Roberto Crescenzio: oggi la posa della targa a Torino

 

di Andrea Zummo

In via Po 46, quarant’anni fa, si moriva. La mattina del 1° ottobre del 1977, a termine di ore di scontri che avevano letteralmente messo a ferro e fuoco Torino, tra forze dell’ordine e manifestanti, la storia diventava tragedia. Una parte del corteo organizzato da Lotta Continua, in riposta alla morte violenta di Walter Rossi avvenuta a Roma il giorno prima, lanciava molotov contro il bar chiamato “Angelo Azzurro”, ritenuto erroneamente allora un luogo di ritrovo di fascisti.

Roberto Crescenzio avvolto dalle fiamme, uscì dal bar e fu soccorso in strada: sarebbe morto dopo due giorni di terribile agonia, per le ferite e le ustioni riportate nell’incendio doloso. Roberto non era un militante di estrema destra, ma uno studente lavoratore, di 22 anni, figlio di due umili immigrati veneti, il padre imbianchino, la madre casalinga.

Questa mattina, nell’aula magna del liceo Gioberti, a pochi passi da via Po, si è tenuta una cerimonia di inaugurazione per la targa affissa al 46 di via Po, per ricordare Roberto. A prendere la parola il presidente del Consiglio Comunale Fabio Versaci, il vice-presidente del Consiglio regionale del Piemonte Nino Boeti, la cugina di Roberto Federica Marchioro e il presidente dell’associazione italiana vittime del terrorismo, Roberto Della Rocca. In sala, oltre ai giornalisti e ai privati cittadini, una rappresentanza degli studenti del Liceo. A conclusione della cerimonia, un piccolo corteo, guidato dai gonfaloni del Comune, è arrivato sotto i portici di via Po, per scoprire la lapide.

Nei giorni scorsi, sulle cronache cittadine, la polemica aspra ha riempito le pagine dei quotidiani. La dicitura pensata per la targa, “vittima del terrorismo”, si voleva evitarla e sostituirla con la più generica “vittima della violenza politica”, evitando di scomodare il termine di terrorismo, per una vittima collaterale che non era l’obiettivo dell’assalto all’Angelo Azzurro. Così, almeno, si è detto nelle settimane scorse da parte di alcuni; altri, invece, sono intervenuti per difendere la proposta iniziale, come l’ex magistrato Gian Carlo Caselli. Alla fine ha prevalso la scelta originaria, come stamani si è ricordato, confermando la parola terrorismo.

Tutti gli interventi di questa mattina hanno ribadito l’insensatezza di quel gesto, l’impossibilità di giustificare la violenza di quegli anni, la necessità di fare memoria di quegli accadimenti.

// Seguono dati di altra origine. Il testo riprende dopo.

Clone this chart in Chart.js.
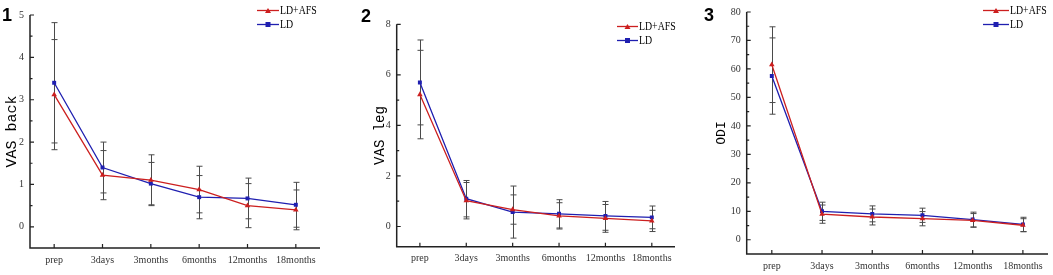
<!DOCTYPE html>
<html><head><meta charset="utf-8">
<script src="https://cdn.jsdelivr.net/npm/chart.js@4.4.1/dist/chart.umd.min.js"></script>
<style>
html,body{margin:0;padding:0;background:#fff;}
#wrap{position:relative;width:1053px;height:275px;overflow:hidden;background:#fff;}
canvas.panel{position:absolute;top:0;}
.num{position:absolute;font:bold 18px "Liberation Sans",Arial,sans-serif;color:#000;line-height:1;}
.leg{position:absolute;font:12px "Liberation Serif",serif;color:#000;}
.leg .row{display:flex;align-items:center;height:13.5px;white-space:nowrap;}
.leg svg{display:block;margin-right:1px;}
.leg span{display:inline-block;transform:scaleX(0.82);transform-origin:left center;}
</style>
</head><body>
<div id="wrap"></div>
<script>
// ---- data ----
const categories = ['prep','3days','3months','6months','12months','18months'];
const seriesNames = ['LD+AFS','LD'];

const backTicks = [0,1,2,3,4,5];
const backAFS    = [3.12,1.22,1.10,0.88,0.50,0.40];
const backAFSErr = [1.30,0.58,0.60,0.55,0.52,0.47];
const backLD     = [3.40,1.40,1.02,0.70,0.67,0.52];
const backLDErr  = [1.42,0.60,0.50,0.51,0.48,0.53];

const legTicks = [0,2,4,6,8];
const legAFS    = [5.22,1.02,0.67,0.42,0.32,0.22];
const legAFSErr = [1.75,0.72,0.58,0.52,0.55,0.42];
const legLD     = [5.70,1.10,0.57,0.50,0.42,0.36];
const legLDErr  = [1.68,0.72,1.03,0.56,0.57,0.45];

const odiTicks = [0,10,20,30,40,50,60,70,80];
const odiAFS    = [61.5,9.0,8.0,7.4,6.8,5.1];
const odiAFSErr = [13.3,3.2,2.8,2.5,2.4,2.3];
const odiLD     = [57.5,10.0,9.1,8.6,7.1,5.4];
const odiLDErr  = [13.4,3.2,2.8,2.5,2.6,2.5];

const RED = '#cc1f1f', BLUE = '#1f1fb0';

// ---- panel layout ----
const panels = [
  {num:'1', numX:2, numY:6, left:0, width:350, title:'VAS back', titleSize:15, titlePad:3,
   min:-0.5, max:5, ticks:backTicks, minor:0.5,
   afs:backAFS, afsErr:backAFSErr, ld:backLD, ldErr:backLDErr,
   pad:{left:0,top:15,right:30,bottom:0}, yW:30, xH:27,
   legX:257, legY:4, lineW:22},
  {num:'2', numX:361, numY:7, left:350, width:350, title:'VAS leg', titleSize:14, titlePad:4,
   min:-0.8, max:8, ticks:legTicks, minor:1,
   afs:legAFS, afsErr:legAFSErr, ld:legLD, ldErr:legLDErr,
   pad:{left:18,top:24.3,right:25,bottom:0}, yW:28.7, xH:28.3,
   legX:616.5, legY:20, lineW:21},
  {num:'3', numX:704, numY:6, left:700, width:353, title:'ODI', titleSize:13, titlePad:4,
   min:-5, max:80, ticks:odiTicks, minor:5,
   afs:odiAFS, afsErr:odiAFSErr, ld:odiLD, ldErr:odiLDErr,
   pad:{left:10,top:10.7,right:5,bottom:0}, yW:36.7, xH:21,
   legX:982.5, legY:4, lineW:26}
];

const decor = {
  id:'decor',
  beforeDatasetsDraw(chart){
    const {ctx, scales:{x,y}} = chart;
    ctx.save();
    ctx.strokeStyle = '#4a4a4a'; ctx.lineWidth = 1;
    chart.data.datasets.forEach(ds=>{
      ds.data.forEach((v,i)=>{
        const e = ds.err[i];
        const px = Math.round(x.getPixelForValue(i)) + 0.5;
        const t = y.getPixelForValue(v+e), b = y.getPixelForValue(v-e);
        ctx.beginPath();
        ctx.moveTo(px,t); ctx.lineTo(px,b);
        ctx.moveTo(px-3,t); ctx.lineTo(px+3,t);
        ctx.moveTo(px-3,b); ctx.lineTo(px+3,b);
        ctx.stroke();
      });
    });
    ctx.restore();
  },
  afterDraw(chart){
    const {ctx, chartArea:a, scales:{x,y}} = chart;
    const p = chart.options.plugins.decor;
    ctx.save();
    ctx.strokeStyle = '#222'; ctx.lineWidth = 1.5;
    ctx.beginPath();
    ctx.moveTo(a.left, a.top); ctx.lineTo(a.left, a.bottom); ctx.lineTo(a.right, a.bottom);
    ctx.stroke();
    ctx.lineWidth = 1.2;
    ctx.beginPath();
    p.ticks.forEach(v=>{
      const py = y.getPixelForValue(v);
      ctx.moveTo(a.left, py); ctx.lineTo(a.left+4, py);
      const m = v + p.minor;
      if (m < p.max) { const pm = y.getPixelForValue(m); ctx.moveTo(a.left, pm); ctx.lineTo(a.left+2.5, pm); }
    });
    categories.forEach((c,i)=>{
      const px = x.getPixelForValue(i);
      ctx.moveTo(px, a.bottom); ctx.lineTo(px, a.bottom-4);
    });
    ctx.stroke();
    ctx.restore();
  }
};

const wrap = document.getElementById('wrap');

function legendRow(color, shape, w, label){
  const cx = w/2;
  const mark = shape === 'tri'
    ? `<polygon points="${cx-3},7 ${cx+3},7 ${cx},2" fill="${color}"/>`
    : `<rect x="${cx-2.5}" y="2" width="5" height="5" fill="${color}"/>`;
  return `<div class="row"><svg width="${w}" height="9"><line x1="0" y1="4.5" x2="${w}" y2="4.5" stroke="${color}" stroke-width="1.3"/>${mark}</svg><span>${label}</span></div>`;
}

panels.forEach((p,k)=>{
  const cv = document.createElement('canvas');
  cv.className = 'panel';
  cv.width = p.width; cv.height = 275;
  cv.style.left = p.left + 'px';
  cv.style.width = p.width + 'px'; cv.style.height = '275px';
  wrap.appendChild(cv);

  const n = document.createElement('div');
  n.className = 'num'; n.textContent = p.num;
  n.style.left = p.numX + 'px'; n.style.top = p.numY + 'px';
  wrap.appendChild(n);

  const lg = document.createElement('div');
  lg.className = 'leg';
  lg.style.left = p.legX + 'px'; lg.style.top = p.legY + 'px';
  lg.innerHTML = legendRow(RED,'tri',p.lineW,seriesNames[0]) + legendRow(BLUE,'sq',p.lineW,seriesNames[1]);
  wrap.appendChild(lg);

  const tickFont = {family:'Liberation Serif', size:10};
  new Chart(cv.getContext('2d'), {
    type:'line',
    data:{
      labels: categories,
      datasets:[
        {label:seriesNames[0], data:p.afs, err:p.afsErr, borderColor:RED, backgroundColor:RED,
         borderWidth:1.3, pointStyle:'triangle', pointRadius:3.2, pointBorderWidth:0, tension:0},
        {label:seriesNames[1], data:p.ld, err:p.ldErr, borderColor:BLUE, backgroundColor:BLUE,
         borderWidth:1.3, pointStyle:'rect', pointRadius:2.8, pointBorderWidth:0, tension:0}
      ]
    },
    options:{
      responsive:false, animation:false, devicePixelRatio:1,
      layout:{padding:p.pad},
      plugins:{legend:{display:false}, tooltip:{enabled:false},
               decor:{ticks:p.ticks, minor:p.minor, max:p.max}},
      scales:{
        x:{type:'category', offset:true,
           grid:{display:false, drawTicks:false}, border:{display:false},
           ticks:{font:tickFont, color:'#333', padding:6, maxRotation:0, autoSkip:false},
           afterFit:s=>{ s.height = p.xH; }},
        y:{type:'linear', min:p.min, max:p.max,
           grid:{display:false, drawTicks:false}, border:{display:false},
           afterBuildTicks:s=>{ s.ticks = p.ticks.map(v=>({value:v})); },
           ticks:{font:tickFont, color:'#333', padding:6},
           title:{display:true, text:p.title, color:'#000',
                  font:{family:'Liberation Mono', size:p.titleSize}, padding:{top:p.titlePad,bottom:0}},
           afterFit:s=>{ s.width = p.yW; }}
      }
    },
    plugins:[decor]
  });
});
</script>
</body></html>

Già, la memoria. Forse soprattutto a beneficio di quei ragazzi che erano presenti oggi alla commemorazione: così lontani da quella dimensione di scontro politico e sangue, che impastò gli anni ‘70, a Torino come altrove, ma così bisognosi di essere accompagnati in questo percorso a ritroso di memoria.

In via Po 46 a Torino, da stamattina, c’è una lapide che ricorda Roberto e la sua morte. Lapide inaugurata in una giornata dal cielo grigio, con qualche curioso e alla presenza delle istituzioni, un gruppetto di poliziotti davanti a una camionetta a tutela dell’ordine pubblico, pochi passi più in là.

Una lapide sul muro tra un kebabbaro e il Xò disco club, che ci ricorda il nostro passato, che non vogliamo, né possiamo dimenticare, anche dopo quarant’anni.